To be clear, Nebraska’s site – recovery.nebraska.gov — does provide some state-level ARRA expenditure information, but it primarily serves as a conduit for resource and contact information—what funds are available and who to call about them. “We knew the web allowed us to eliminate a thousand phone calls a week. People were asking, ‘What is the money available for and where do I go to find out information for it,’” Oligmueller explains, “and a lot of that was driven by the fact that the federal government didn’t have all that information out there.”
We asked Greg LeRoy and Phil Mattera of Good Jobs First what they thought about this. Their response was, essentially, that state websites should be supplying even more details than appear on the federal website on how they are using the money.

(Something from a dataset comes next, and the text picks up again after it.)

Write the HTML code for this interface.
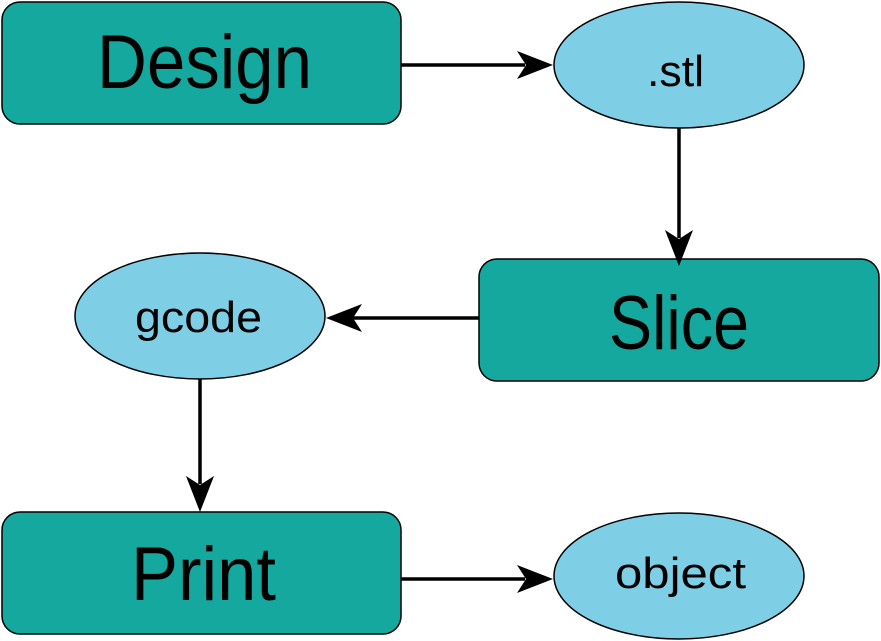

LeRoy and Mattera strike an “if-not-now-when” note, saying that all levels of government are facing rising expectations for transparency and performance reporting. “The recovery act websites are fueling that expectation but it was already underway,” says LeRoy, who is the executive director of Good Jobs First. “We view this is as a two-year crash course in state disclosure,” adding that Good Jobs First is also ramping up to revisit its 2007 report “The State of State Disclosure.”
Other state officials we’ve talked to note that Good Jobs First gives credit to states that had pre-existing performance reporting websites and punishes those that didn’t. While we understand the logic there, it feels to us like however a state develops a superior site, it deserves to get credit for it.